A functional equation problem on $\mathbb{Q}^{+}$: $f(x)+f\left(\frac{1}{x}\right)=1$ and $f(2x)=2f\bigl(f(x)\bigr)$

Let $f$ be a function which maps $\mathbb{Q}^{+}$ to $\mathbb{Q}^{+}$ and satisfies $$ \begin{cases} f(x)+f\left(\frac{1}{x}\right)=1\\ f(2x)=2f\bigl(f(x)\bigr) \end{cases} $$ Show that $f\left(\frac{2012}{2013}\right)=\frac{2012}{4025}$.


I tried to prove that $f(x)=\frac{x}{x+1}$(which satisfies all these comditions), but failed.

So I tried induction:

Surely, $f(1)=\frac{1}{2}$ by $f(1)+f\left(\frac{1}{1}\right)=1$.

By $f(2)=2f\bigl(f(1)\bigr)=2f\left(\frac{1}{2}\right)$, we know $f\left(\frac{1}{2}\right)=\frac{1}{3}$ and $f(2)=\frac{2}{3}$.

Note that $f(1)=2f\Bigl(f\left(\frac{1}{2}\right)\Bigr)$, we have $f\left(\frac{1}{3}\right)=\frac{1}{4}$.

By $f(4)=2f\bigl(f(2)\bigr)=2f\left(\frac{2}{3}\right)$ as well as $f\left(\frac{2}{3}\right)=2f\left(\frac{1}{4}\right)$, we know $f\left(\frac{1}{4}\right)=\frac{1}{5}$, $f\left(\frac{2}{3}\right)=\frac{2}{5}$ and $f(4)=\frac{4}{5}.$

Unfortunately, these procedures seems to have no similarity, and the larger the denominator, the more complex the procedure is.

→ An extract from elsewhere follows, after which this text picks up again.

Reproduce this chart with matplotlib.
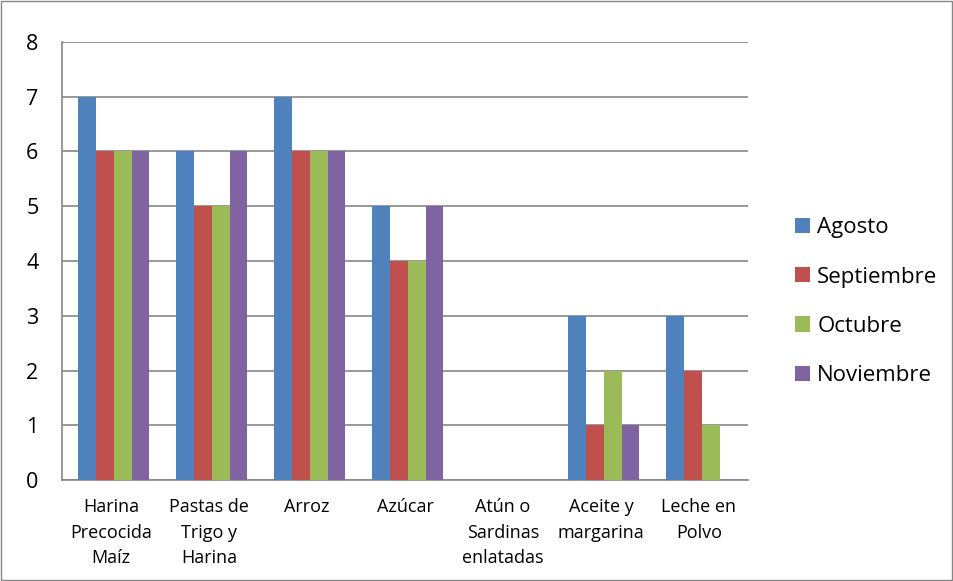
import numpy as np
import matplotlib.pyplot as plt
from matplotlib.patches import Rectangle

plt.rcParams['font.family'] = ['Open Sans', 'DejaVu Sans']

# data
categories = ['Harina\nPrecocida\nMaíz', 'Pastas de\nTrigo y\nHarina', 'Arroz', 'Azúcar',
              'Atún o\nSardinas\nenlatadas', 'Aceite y\nmargarina', 'Leche en\nPolvo']
months = ['Agosto', 'Septiembre', 'Octubre', 'Noviembre']
agosto = [7, 6, 7, 5, 0, 3, 3]
septiembre = [6, 5, 6, 4, 0, 1, 2]
octubre = [6, 5, 6, 4, 0, 2, 1]
noviembre = [6, 6, 6, 5, 0, 1, 0]
colors = ['#4F81BD', '#C0504D', '#9BBB59', '#8064A2']

series = [agosto, septiembre, octubre, noviembre]
gray = '#868686'

fig = plt.figure(figsize=(9.54, 5.81), dpi=100)
ax = fig.add_axes([0.065, 0.1738, 0.719, 0.754])

x = np.arange(len(categories))
w = 0.181
for i, (vals, name, c) in enumerate(zip(series, months, colors)):
    ax.bar(x + (i - 1.5) * w + 0.03, vals, width=w, color=c, label=name, zorder=3)

ax.set_xlim(-0.5, len(categories) - 0.5)
ax.set_ylim(0, 8)
ax.set_yticks(range(0, 9))
ax.set_xticks(x)
ax.set_xticklabels(categories, fontsize=13, linespacing=1.55)
ax.tick_params(axis='x', length=0, pad=13)
ax.tick_params(axis='y', labelsize=15.5, length=0, pad=17)
ax.grid(axis='y', color=gray, linewidth=1.2, zorder=0)
for s in ['top', 'right']:
    ax.spines[s].set_visible(False)
for s in ['left', 'bottom']:
    ax.spines[s].set_color(gray)
    ax.spines[s].set_linewidth(1.2)

ax.legend(loc='center left', bbox_to_anchor=(1.0685, 0.407), frameon=False,
          fontsize=16, handlelength=0.68, handleheight=0.68, labelspacing=1.27,
          handletextpad=0.32, borderpad=0, borderaxespad=0)

fig.patches.append(Rectangle((0.001, 0.001), 0.997, 0.997, transform=fig.transFigure,
                             fill=False, edgecolor=gray, linewidth=1))

fig.savefig('out.png', dpi=100)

Is there any hints or solutions? Thanks for attention!


Use induction on $q$. There are gaps in the proof which I cannot fill yet.

First establish the hypothesis for $q=1$. We already know that $f(1)=1$ and $f(2)=2/3$. Let's assume that $f(x)=\frac{x}{x+1}$ for all integer $x<=2n$. Then we have: $ f(\frac{1}{2n})=\frac{1}{2n+1}; $ hence $2f(f(\frac{1}{2n}))=2f(\frac{1}{2n+1})$ or $f(\frac{1}{n}) = 2f(\frac{1}{2n+1})$ Hence we've proven it for $x=2n+1$.

I cannot yet establish the case $x=2n+2$ Once this is done we'll have established the case $q=1$.

Next establish the hypothesis for $q=2$. The first few cases are calculated by hand. Assume the hypothesis $f(p/2)=p/(p+2)$ holds for $p<=2n$ and we'll prove it for $p=2n+1$. Use that because of the induction we have: $\frac{2}{2n+1}=f(\frac{2}{2n-1})$. This may be enough to prove this step.

Now for the main induction step we will try to prove that $f(p/q)=p/(p+q)$ Note that: $p/(q+1)=f(p/(q+1-p))$ due to the induction. Apply $f$ to both sides, multiply by 2 and use the second functional equation to calculate $f(p/(q+1))$. That will prove the induction step.